被害者であり加害者でもあるのがタカラジェンヌ。今回、パワハラ行為者と特定された人達だって、いい面もちゃんとあって、だからファンだってたくさんいる。それに、加害者とされている人も被害者として報道されていたりもした。心に余裕があって、優しい時もちゃんとあった。
 
 アドバイスをするために自分自身の時間を削っていた。自分の過去の経験から、労う言葉をかけていたのも事実。でも、それ以上に有愛さんを精神的にも肉体的にも追い詰めていたのも事実。問題なのは、加害者1人の行為が些細な行為であっても、それを受け止めるのが有愛さん1人だった事。何人もの攻撃を1人で受けていては、1人の攻撃が弱くても、数が増えたら大きなダメージになってしまうという事。下級生の男役や同期娘役のサポートがあったとしても、長の期の責任者として、上級生からの叱責(パワハラ)を受け止めたのが有愛さんだけだったという事は忘れてはいけないと思います。それを忘れない事で、次の悲劇を防ぐことになるからです。
 
 ただ、私はこのような形で有愛きいさんを利用したくないのです。有愛さんは助けて欲しくてSOSをちゃんと出していました。有愛さんは次の犠牲を出さない為に死んだわけでも、宝塚歌劇団に入団したわけでもない。ちゃんと生きて、大好きな宝塚歌劇団の舞台に立って生きていたかったと思っています。その気持ちを上回る程に辛い出来事が有愛さんを蝕んでしまった。
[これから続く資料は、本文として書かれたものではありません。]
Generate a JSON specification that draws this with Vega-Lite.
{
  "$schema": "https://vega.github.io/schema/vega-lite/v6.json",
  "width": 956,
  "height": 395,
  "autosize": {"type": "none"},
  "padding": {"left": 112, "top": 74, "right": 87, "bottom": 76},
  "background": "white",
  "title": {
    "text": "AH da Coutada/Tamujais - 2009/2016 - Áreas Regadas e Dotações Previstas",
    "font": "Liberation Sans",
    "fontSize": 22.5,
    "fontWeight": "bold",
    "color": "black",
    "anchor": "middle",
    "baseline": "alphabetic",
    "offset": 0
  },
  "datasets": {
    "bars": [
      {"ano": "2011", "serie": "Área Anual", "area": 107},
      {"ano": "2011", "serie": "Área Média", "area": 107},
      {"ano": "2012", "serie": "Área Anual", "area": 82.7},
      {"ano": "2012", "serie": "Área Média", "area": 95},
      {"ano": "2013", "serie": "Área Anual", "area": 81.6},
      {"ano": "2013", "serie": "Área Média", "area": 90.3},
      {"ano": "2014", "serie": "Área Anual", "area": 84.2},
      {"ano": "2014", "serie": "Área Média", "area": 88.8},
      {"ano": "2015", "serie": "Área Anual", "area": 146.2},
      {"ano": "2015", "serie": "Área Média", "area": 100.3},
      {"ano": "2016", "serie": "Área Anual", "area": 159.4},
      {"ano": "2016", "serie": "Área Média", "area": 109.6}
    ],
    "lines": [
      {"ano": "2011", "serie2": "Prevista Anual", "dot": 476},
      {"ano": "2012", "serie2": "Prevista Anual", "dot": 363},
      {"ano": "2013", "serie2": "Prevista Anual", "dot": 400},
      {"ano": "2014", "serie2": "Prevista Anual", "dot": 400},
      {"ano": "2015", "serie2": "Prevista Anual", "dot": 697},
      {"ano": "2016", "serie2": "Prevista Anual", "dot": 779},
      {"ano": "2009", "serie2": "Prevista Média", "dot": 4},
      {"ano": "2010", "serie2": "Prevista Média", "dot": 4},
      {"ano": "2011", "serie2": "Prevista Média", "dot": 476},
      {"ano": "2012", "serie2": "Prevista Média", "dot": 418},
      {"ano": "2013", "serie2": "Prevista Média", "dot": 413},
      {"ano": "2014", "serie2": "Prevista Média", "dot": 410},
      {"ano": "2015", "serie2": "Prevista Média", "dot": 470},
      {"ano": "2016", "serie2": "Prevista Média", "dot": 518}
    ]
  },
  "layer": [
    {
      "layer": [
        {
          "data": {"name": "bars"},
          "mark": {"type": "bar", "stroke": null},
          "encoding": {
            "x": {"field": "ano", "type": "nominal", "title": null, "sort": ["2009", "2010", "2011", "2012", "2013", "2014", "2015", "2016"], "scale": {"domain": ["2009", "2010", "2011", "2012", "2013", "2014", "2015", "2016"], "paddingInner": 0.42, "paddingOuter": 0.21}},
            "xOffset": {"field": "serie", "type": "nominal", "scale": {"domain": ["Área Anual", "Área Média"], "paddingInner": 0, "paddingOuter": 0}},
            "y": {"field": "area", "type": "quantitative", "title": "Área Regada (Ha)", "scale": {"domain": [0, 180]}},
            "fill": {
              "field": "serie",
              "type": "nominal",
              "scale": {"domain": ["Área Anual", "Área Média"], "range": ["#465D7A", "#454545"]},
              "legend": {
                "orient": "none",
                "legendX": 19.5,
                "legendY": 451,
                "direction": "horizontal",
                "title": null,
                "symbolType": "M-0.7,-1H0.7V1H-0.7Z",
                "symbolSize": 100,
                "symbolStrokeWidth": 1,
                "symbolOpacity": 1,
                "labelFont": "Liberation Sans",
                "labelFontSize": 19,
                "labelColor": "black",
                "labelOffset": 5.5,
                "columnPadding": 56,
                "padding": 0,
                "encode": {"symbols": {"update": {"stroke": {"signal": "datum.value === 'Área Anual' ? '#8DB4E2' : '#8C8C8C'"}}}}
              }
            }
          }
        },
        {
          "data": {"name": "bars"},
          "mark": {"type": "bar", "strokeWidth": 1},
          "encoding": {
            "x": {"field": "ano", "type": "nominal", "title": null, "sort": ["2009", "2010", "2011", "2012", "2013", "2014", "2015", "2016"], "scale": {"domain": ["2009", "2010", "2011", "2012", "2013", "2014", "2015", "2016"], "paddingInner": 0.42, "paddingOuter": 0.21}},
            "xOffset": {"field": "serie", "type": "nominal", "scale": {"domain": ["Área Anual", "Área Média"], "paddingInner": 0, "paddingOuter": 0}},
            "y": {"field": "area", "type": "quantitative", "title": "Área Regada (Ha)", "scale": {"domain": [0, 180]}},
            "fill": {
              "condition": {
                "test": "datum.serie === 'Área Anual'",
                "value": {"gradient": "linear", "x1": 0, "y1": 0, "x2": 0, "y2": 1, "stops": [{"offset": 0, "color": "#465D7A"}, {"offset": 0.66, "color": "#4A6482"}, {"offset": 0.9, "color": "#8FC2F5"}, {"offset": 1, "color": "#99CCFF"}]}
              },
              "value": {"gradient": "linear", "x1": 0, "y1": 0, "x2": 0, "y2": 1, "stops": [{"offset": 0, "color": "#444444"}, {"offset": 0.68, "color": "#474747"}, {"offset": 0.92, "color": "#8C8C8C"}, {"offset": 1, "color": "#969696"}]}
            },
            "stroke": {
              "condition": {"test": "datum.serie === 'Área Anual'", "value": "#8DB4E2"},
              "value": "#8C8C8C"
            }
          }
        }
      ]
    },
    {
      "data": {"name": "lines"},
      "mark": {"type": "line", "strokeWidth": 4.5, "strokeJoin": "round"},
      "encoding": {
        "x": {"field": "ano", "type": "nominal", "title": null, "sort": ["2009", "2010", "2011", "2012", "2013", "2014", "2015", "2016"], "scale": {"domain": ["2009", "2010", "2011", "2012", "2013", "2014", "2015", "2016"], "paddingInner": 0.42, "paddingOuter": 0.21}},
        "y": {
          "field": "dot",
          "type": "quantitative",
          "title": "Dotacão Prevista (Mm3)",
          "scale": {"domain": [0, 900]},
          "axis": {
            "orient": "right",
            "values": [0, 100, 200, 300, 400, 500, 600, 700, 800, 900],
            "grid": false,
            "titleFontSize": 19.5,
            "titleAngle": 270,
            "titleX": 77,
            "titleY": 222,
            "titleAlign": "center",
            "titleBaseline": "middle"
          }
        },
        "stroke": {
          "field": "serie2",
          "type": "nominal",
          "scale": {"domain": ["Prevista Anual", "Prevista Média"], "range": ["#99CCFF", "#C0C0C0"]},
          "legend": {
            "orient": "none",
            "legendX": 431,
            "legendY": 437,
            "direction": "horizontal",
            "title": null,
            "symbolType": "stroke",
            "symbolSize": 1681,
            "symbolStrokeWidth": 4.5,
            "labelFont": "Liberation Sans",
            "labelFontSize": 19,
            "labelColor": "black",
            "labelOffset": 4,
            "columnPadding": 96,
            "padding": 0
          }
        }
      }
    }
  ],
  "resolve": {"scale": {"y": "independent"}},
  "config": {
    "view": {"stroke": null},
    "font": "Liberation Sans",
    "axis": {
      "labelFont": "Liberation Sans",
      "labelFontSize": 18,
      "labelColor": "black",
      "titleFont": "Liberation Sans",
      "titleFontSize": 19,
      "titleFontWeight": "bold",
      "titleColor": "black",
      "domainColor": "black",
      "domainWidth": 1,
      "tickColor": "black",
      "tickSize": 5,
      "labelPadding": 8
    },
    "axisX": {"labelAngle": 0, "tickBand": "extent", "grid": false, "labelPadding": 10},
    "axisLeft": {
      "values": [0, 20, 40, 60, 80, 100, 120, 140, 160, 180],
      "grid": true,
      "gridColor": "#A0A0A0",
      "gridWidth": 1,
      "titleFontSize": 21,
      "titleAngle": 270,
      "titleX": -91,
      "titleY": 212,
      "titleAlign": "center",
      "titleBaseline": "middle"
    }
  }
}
本当なら、有愛さんを失う前に気が付いて、対策をする必要があったのに、何もかも手遅れになった後に対策をするなんて遅すぎる。
 
 もう少し、あと少しの辛抱。後ろ指をさされないように遺恨が残らないように辞めたい。その為に中途半端な形で辞めたら、何を言われるか分からない。区切りのいいところで辞めよう、それまでなんとかと思って頑張っていたのが、出来なくなってしまった。私は有愛さんはとても辛抱強く頑張ってきた人で、その人が耐えられなくなったという事は、どんなに酷い事があったんだろうかと思いました。
 
 お母様の手紙の中に有愛さんが「どんなに辛い事があっても、舞台の上に立てば忘れる事が出来る」と言っていたことが書いてあって、舞台の上に立てば忘れる事が出来ないほどに辛い事があったんだ、それは死ぬことよりも辛い事だったんだって、そう思ったのです。
 

パワハラがなんだか分からないのに書く、書かせていた誓約書

 それにしても、劇団員はパワハラをしないという誓約書にサインをするというのに、そもそも劇団も劇団員の多くの人達も「パワハラ」がどんなものであるのか理解していなかった事は衝撃でした。理解していない事柄について、それをしませんって、それって何の意味もないと思うのですが、そう思う私はおかしいのかな。